Monday brought a last minute state court stay of a scheduled execution in Nevada (discussed here).  But then we got rulings in Georgia and Virginia which keep scheduled executions on track: in the Virginia case, as detailed here, the Fourth Circuit refused to grant a stay; in the Georgia case, as detailed here, the state Supreme Court refused to grant a stay.  But, then, late Tuesday, the US Supreme Court refused to vacate a stay granted by the Eighth Circuit in an Arkansas case.  Here is the notable text of the SCOTUS order in the Arkansas case:

ORDER IN PENDING CASE

07A311 NORRIS, DIR., AR DOC, ET AL. V. JONES, JACK H.

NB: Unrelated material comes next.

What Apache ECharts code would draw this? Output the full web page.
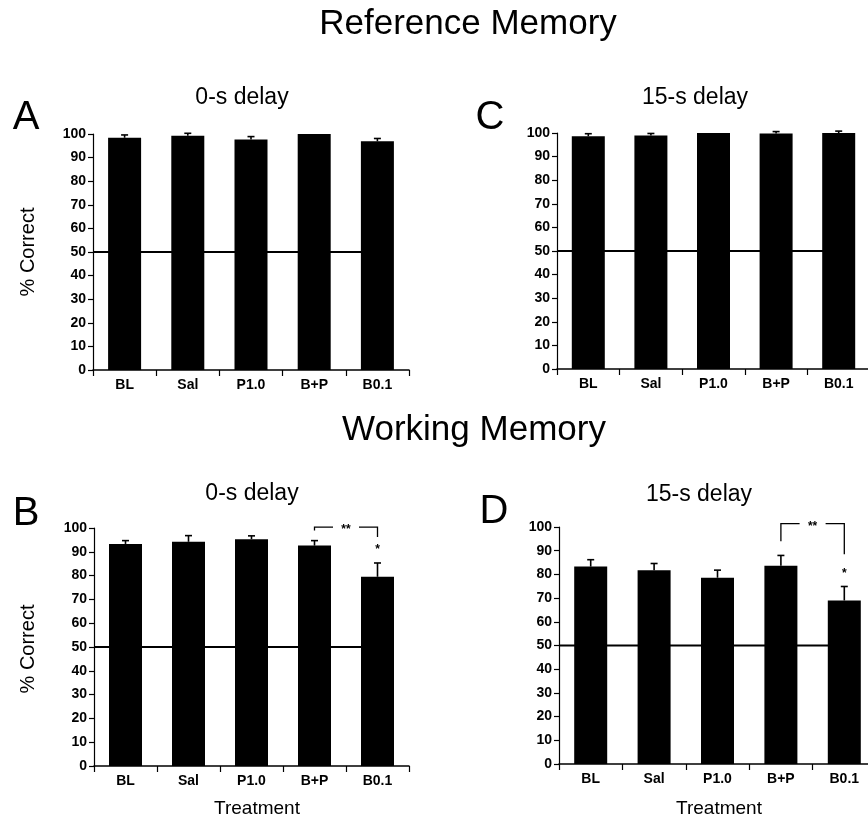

The application to vacate the stay of execution of sentence of death entered by the United States Court of Appeals for the Eighth Circuit on October 11, 2007, presented to Justice Alito and by him referred to the Court, is denied.

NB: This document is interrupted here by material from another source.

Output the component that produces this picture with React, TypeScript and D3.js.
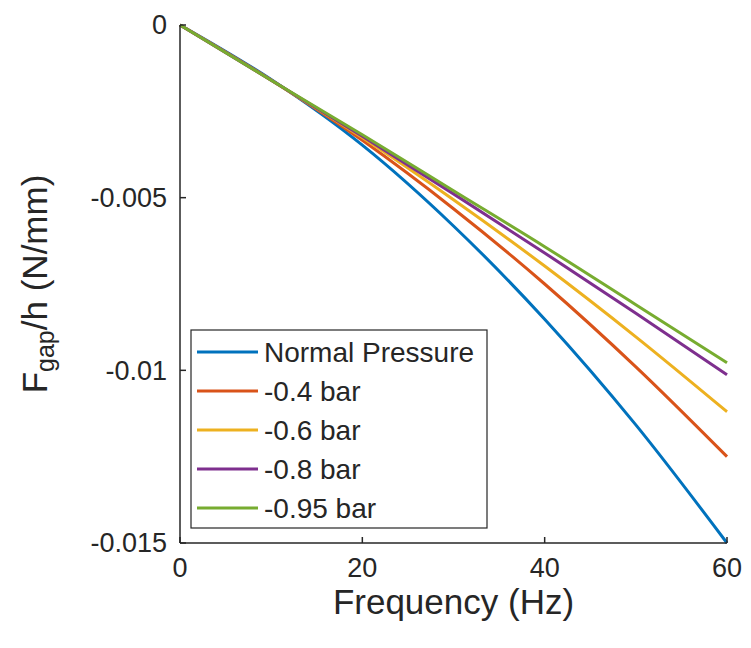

Justice Scalia, dissenting.

I vote to grant the State’s application to vacate the stay because in my view the decision of the Eighth Circuit was based on the mistaken premise that our grant of certiorari in Baze v. Rees, ___ S. Ct. ___ (2007), calls for the stay of every execution in which an individual raises an Eighth Amendment challenge to the lethal injection protocol.  The grant of certiorari in a single case does not alter the application of normal rules of procedure, including those related to timeliness. In this case, Jones’s challenge to the lethal injection protocol, which was brought nine years after his conviction and sentence became final, was dilatory.